You can think of the relationship between the BeanShell and the other technologies in terms of ASP or JSP and HTML.

Whenever possible you should encapsulate any complex logic inside classes and methods. This makes code more readable and also reusable.

java_bean_shell1

We can then call the above method where needed.

java_bean_shell2

Have a read of my posts on nesting Java BeanShell code in ODI and part II. In the posts I explain some of that cryptic <% %> <? ?> <@ @> stuff.

Also refer to

Scripting in Java: Languages, Frameworks, and Patterns

Java

Java classes as defined in the example in the previous section can not be called across steps in a knowledge module or procedure. If you want to persist your classes and make your code even more readable and reusable you should compile them into .jar files.

I have explained how to do this in another post on the site.

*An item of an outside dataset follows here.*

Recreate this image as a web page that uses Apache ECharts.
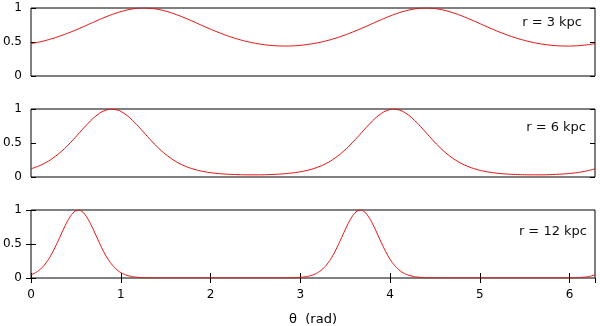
<!DOCTYPE html>
<html>
<head>
<meta charset="utf-8">
<script src="https://cdn.jsdelivr.net/npm/echarts@6/dist/echarts.min.js"></script>
<style>
  html, body { margin: 0; padding: 0; background: #fff; }
  #chart { width: 600px; height: 326px; }
</style>
</head>
<body>
<div id="chart"></div>
<script>
// theta samples (rad), 0 .. 2pi
const theta = [
    0, 0.098, 0.196, 0.295, 0.393, 0.491, 0.589, 0.687, 0.785, 0.884, 0.982, 1.080, 1.178, 1.276, 1.374, 1.473,
    1.571, 1.669, 1.767, 1.865, 1.963, 2.062, 2.160, 2.258, 2.356, 2.454, 2.553, 2.651, 2.749, 2.847, 2.945, 3.043,
    3.142, 3.240, 3.338, 3.436, 3.534, 3.632, 3.731, 3.829, 3.927, 4.025, 4.123, 4.222, 4.320, 4.418, 4.516, 4.614,
    4.712, 4.811, 4.909, 5.007, 5.105, 5.203, 5.301, 5.400, 5.498, 5.596, 5.694, 5.792, 5.890, 5.989, 6.087, 6.185,
    6.283
];

const r3 = [
    0.476, 0.501, 0.534, 0.574, 0.621, 0.672, 0.728, 0.786, 0.843, 0.895, 0.940, 0.974, 0.995, 1.000, 0.989, 0.964,
    0.926, 0.878, 0.824, 0.767, 0.709, 0.655, 0.605, 0.560, 0.523, 0.492, 0.469, 0.452, 0.443, 0.440, 0.445, 0.457,
    0.476, 0.501, 0.534, 0.574, 0.621, 0.672, 0.728, 0.786, 0.843, 0.895, 0.940, 0.974, 0.995, 1.000, 0.989, 0.964,
    0.926, 0.878, 0.824, 0.767, 0.709, 0.655, 0.605, 0.560, 0.523, 0.492, 0.469, 0.452, 0.443, 0.440, 0.445, 0.457,
    0.476
];

const r6 = [
    0.120, 0.168, 0.235, 0.327, 0.442, 0.579, 0.723, 0.857, 0.956, 0.999, 0.978, 0.895, 0.770, 0.627, 0.485, 0.362,
    0.263, 0.187, 0.134, 0.096, 0.071, 0.054, 0.043, 0.037, 0.033, 0.032, 0.032, 0.035, 0.041, 0.050, 0.065, 0.087,
    0.120, 0.168, 0.235, 0.327, 0.442, 0.579, 0.723, 0.857, 0.956, 0.999, 0.978, 0.895, 0.770, 0.627, 0.485, 0.362,
    0.263, 0.187, 0.134, 0.096, 0.071, 0.054, 0.043, 0.037, 0.033, 0.032, 0.032, 0.035, 0.041, 0.050, 0.065, 0.087,
    0.120
];

// r = 12 kpc is narrow, so it is sampled twice as densely around its peaks
const theta12 = [
    0, 0.049, 0.098, 0.147, 0.196, 0.245, 0.295, 0.344, 0.393, 0.442, 0.491, 0.540, 0.589, 0.638, 0.687, 0.736,
    0.785, 0.834, 0.884, 0.933, 0.982, 1.031, 1.080, 1.129, 1.178, 1.227, 1.276, 1.325, 1.374,
    1.473, 1.571, 1.669, 1.767, 1.865, 1.963, 2.062, 2.160, 2.258, 2.356, 2.454, 2.553, 2.651, 2.749,
    2.847, 2.896, 2.945, 2.994, 3.043, 3.093, 3.142, 3.191, 3.240, 3.289, 3.338, 3.387, 3.436, 3.485, 3.534, 3.583,
    3.632, 3.682, 3.731, 3.780, 3.829, 3.878, 3.927, 3.976, 4.025, 4.074, 4.123, 4.172, 4.222, 4.271, 4.320, 4.369,
    4.418, 4.467, 4.516,
    4.614, 4.712, 4.811, 4.909, 5.007, 5.105, 5.203, 5.301, 5.400, 5.498, 5.596, 5.694, 5.792, 5.890,
    5.989, 6.038, 6.087, 6.136, 6.185, 6.234, 6.283
];

const r12 = [
    0.046, 0.076, 0.121, 0.187, 0.276, 0.390, 0.524, 0.666, 0.803, 0.915, 0.984, 0.998, 0.954, 0.861, 0.733, 0.591,
    0.452, 0.327, 0.227, 0.150, 0.095, 0.058, 0.035, 0.020, 0.011, 0.006, 0.004, 0.002, 0.001,
    0.000, 0.000, 0.000, 0.000, 0.000, 0.000, 0.000, 0.000, 0.000, 0.000, 0.000, 0.000, 0.000, 0.000,
    0.001, 0.003, 0.005, 0.009, 0.015, 0.027, 0.046, 0.076, 0.121, 0.187, 0.276, 0.390, 0.524, 0.666, 0.803, 0.915,
    0.984, 0.998, 0.954, 0.861, 0.733, 0.591, 0.452, 0.327, 0.227, 0.150, 0.095, 0.058, 0.035, 0.020, 0.011, 0.006,
    0.004, 0.002, 0.001,
    0.000, 0.000, 0.000, 0.000, 0.000, 0.000, 0.000, 0.000, 0.000, 0.000, 0.000, 0.000, 0.000, 0.000,
    0.001, 0.003, 0.005, 0.009, 0.015, 0.027, 0.046
];

const panelLabels = ['r = 3 kpc', 'r = 6 kpc', 'r = 12 kpc'];
const xTicks = [0, 1, 2, 3, 4, 5, 6];
const yTicks = [0, 0.5, 1];

const FONT = 'DejaVu Sans';
const panelTops = [8, 109, 210];
const panelH = 68;

const chart = echarts.init(document.getElementById('chart'), null, { renderer: 'canvas' });

const grids = panelTops.map((t) => ({
    left: 31, right: 5, top: t, height: panelH,
    outerBoundsMode: 'none', containLabel: false,
    show: true, borderColor: '#000', borderWidth: 1, backgroundColor: 'transparent'
}));

const xAxes = [];
const yAxes = [];
panelTops.forEach((t, i) => {
    const last = i === 2;
    xAxes.push({
        type: 'value', gridIndex: i, min: 0, max: 6.283, interval: 1,
        axisLine: { show: false },
        axisTick: { show: last, inside: true, length: 5, lineStyle: { color: '#000' } },
        axisLabel: {
            show: last, showMaxLabel: false, margin: 11, color: '#000', fontFamily: FONT, fontSize: 12,
            formatter: (v) => xTicks.includes(v) ? String(v) : ''
        },
        splitLine: { show: false },
        name: last ? 'θ  (rad)' : '',
        nameLocation: 'middle', nameGap: 35,
        nameTextStyle: { color: '#000', fontFamily: FONT, fontSize: 13 }
    });
    if (last) {
        xAxes.push({
            type: 'value', gridIndex: i, position: 'top', min: 0, max: 6.283, interval: 1,
            axisLine: { show: false },
            axisTick: { show: true, inside: true, length: 5, lineStyle: { color: '#000' } },
            axisLabel: { show: false },
            splitLine: { show: false }
        });
    }
    yAxes.push({
        type: 'value', gridIndex: i, min: 0, max: 1, interval: 0.5,
        axisLine: { show: false },
        axisTick: { show: true, inside: true, length: 5, lineStyle: { color: '#000' } },
        axisLabel: {
            margin: 9, color: '#000', fontFamily: FONT, fontSize: 12,
            formatter: (v) => yTicks.includes(v) ? String(v) : ''
        },
        splitLine: { show: false }
    });
    yAxes.push({
        type: 'value', gridIndex: i, position: 'right', min: 0, max: 1, interval: 0.5,
        axisLine: { show: false },
        axisTick: { show: true, inside: true, length: 5, lineStyle: { color: '#000' } },
        axisLabel: { show: false },
        splitLine: { show: false }
    });
});

const seriesX = [theta, theta, theta12];
const seriesY = [r3, r6, r12];

chart.setOption({
    animation: false,
    backgroundColor: '#fff',
    grid: grids,
    xAxis: xAxes,
    yAxis: yAxes,
    series: seriesY.map((vals, i) => ({
        type: 'line',
        xAxisIndex: i,
        yAxisIndex: i * 2,
        showSymbol: false,
        smooth: 0.2,
        lineStyle: { color: '#e81010', width: 1 },
        data: seriesX[i].map((t, j) => [t, vals[j]])
    })),
    graphic: panelLabels.map((txt, i) => ({
        type: 'text',
        right: [18, 14, 13][i],
        top: panelTops[i] + [8, 12, 15][i],
        style: { text: txt, fill: '#111', font: '13px "DejaVu Sans"' }
    }))
});
</script>
</body>
</html>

The big disadvantage of this approach is that you need to recompile your code and restart your agent whenever you make a change to your class.

Open Tools

Tools in Oracle Data Integrator are used to perform common data flow tasks such as putting files to an FTP server or sending e-mail alerts. Similar to the other technologies you can mix and match the tools with the Java BeanShell, SQL and ODI variables. ODI comes with a whole set of pre-defined tools. Generally these are sufficient for the most common data flow tasks and from our experience cover at least 80% of requirements. However, sometimes the Tools at hand don’t offer a specific functionality or have bugs. That’s when you need to write your own Tool using the Open Tools SDK. Tools are written in pure Java and need to be compiled and imported into ODI. So the high degree of reusability comes at a price.

ODI API & SDK

ODI 11G ships with an SDK. I have blogged about this in a previous post.

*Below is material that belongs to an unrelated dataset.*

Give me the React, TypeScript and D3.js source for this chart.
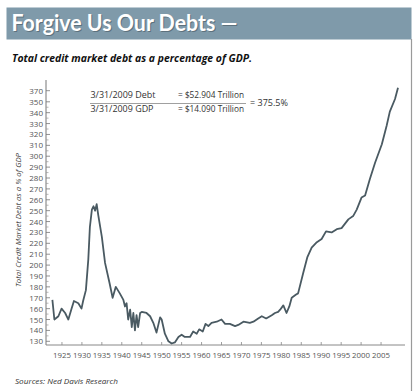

I can see the following use cases for this.

(1) Automating migration of data flows and process flows from another ETL tool.
(2) Scripting data flows, e.g. let your business analysts perform source to target maps in Excel and then use the SDK to create interfaces from the Excel sheets
(3) Creating interfaces at runtime and on the fly, e.g. I recently had to load data from several hundred Access databases. Not all of these followed the same table structures. For the offending tables interfaces could have been created at runtime.
(4) Automated data extracts, data migration and replication: Based on data dictionary information in a source database script interfaces to generate data extracts etc.

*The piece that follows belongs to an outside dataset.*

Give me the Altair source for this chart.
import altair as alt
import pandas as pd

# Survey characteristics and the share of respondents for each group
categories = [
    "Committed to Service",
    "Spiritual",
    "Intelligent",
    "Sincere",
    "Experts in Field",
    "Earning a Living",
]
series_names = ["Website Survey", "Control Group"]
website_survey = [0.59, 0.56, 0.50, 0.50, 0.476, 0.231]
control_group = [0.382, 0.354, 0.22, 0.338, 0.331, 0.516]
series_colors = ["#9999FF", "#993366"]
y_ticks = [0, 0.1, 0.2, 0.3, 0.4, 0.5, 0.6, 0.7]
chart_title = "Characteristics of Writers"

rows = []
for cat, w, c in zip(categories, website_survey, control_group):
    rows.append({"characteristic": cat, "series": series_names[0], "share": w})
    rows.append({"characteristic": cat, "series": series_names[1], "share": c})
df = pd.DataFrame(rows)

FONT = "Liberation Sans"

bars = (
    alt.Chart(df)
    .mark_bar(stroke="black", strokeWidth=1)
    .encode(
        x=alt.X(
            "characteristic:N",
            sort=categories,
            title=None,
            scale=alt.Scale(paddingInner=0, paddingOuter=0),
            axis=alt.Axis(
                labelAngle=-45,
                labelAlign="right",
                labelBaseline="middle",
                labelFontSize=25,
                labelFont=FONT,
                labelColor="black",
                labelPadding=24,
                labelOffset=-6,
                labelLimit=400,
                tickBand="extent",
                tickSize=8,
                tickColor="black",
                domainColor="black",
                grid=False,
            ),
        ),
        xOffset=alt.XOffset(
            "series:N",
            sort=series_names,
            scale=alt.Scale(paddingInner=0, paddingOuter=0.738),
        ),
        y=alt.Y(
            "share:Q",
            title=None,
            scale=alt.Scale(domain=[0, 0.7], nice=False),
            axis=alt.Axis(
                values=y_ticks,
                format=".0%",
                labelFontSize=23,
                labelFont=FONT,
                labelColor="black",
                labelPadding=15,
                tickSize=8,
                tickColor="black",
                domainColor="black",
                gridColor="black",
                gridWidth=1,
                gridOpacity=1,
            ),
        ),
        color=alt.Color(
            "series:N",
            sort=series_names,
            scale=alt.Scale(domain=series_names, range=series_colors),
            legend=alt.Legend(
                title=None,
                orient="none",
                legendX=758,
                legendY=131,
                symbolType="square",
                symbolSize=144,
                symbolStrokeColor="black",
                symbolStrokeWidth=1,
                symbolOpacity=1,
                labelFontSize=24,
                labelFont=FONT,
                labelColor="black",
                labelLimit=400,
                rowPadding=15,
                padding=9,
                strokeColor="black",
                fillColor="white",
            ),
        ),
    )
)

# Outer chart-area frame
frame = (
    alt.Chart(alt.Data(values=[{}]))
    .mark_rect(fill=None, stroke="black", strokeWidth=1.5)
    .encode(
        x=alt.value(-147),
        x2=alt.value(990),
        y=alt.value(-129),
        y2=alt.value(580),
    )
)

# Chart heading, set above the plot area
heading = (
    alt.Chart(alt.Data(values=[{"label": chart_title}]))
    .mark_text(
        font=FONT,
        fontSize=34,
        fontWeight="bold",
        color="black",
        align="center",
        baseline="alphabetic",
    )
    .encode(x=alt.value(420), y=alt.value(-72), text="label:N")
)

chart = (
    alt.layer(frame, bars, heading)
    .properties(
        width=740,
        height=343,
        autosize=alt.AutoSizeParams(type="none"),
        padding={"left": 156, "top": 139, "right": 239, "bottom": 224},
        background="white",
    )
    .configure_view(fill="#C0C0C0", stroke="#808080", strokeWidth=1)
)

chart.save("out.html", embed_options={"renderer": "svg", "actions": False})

Download ODI SDK code samples.

ODI Substitution API

The ODI substitution API exposes methods to query metadata in the ODI repository. In theory you can connect to the work repository and directly send queries against it. This is not good practice however, as the data model of the repository may change with a new release and as a result queries may not work. The ODI substitution API uses direct calls to the ODI Java methods. These java methods typically return string values. They all belong to the odiRef object instance. Calls to the API do not always return values but depend on the context, e.g. a call to the source column list only makes sense in a knowledge module.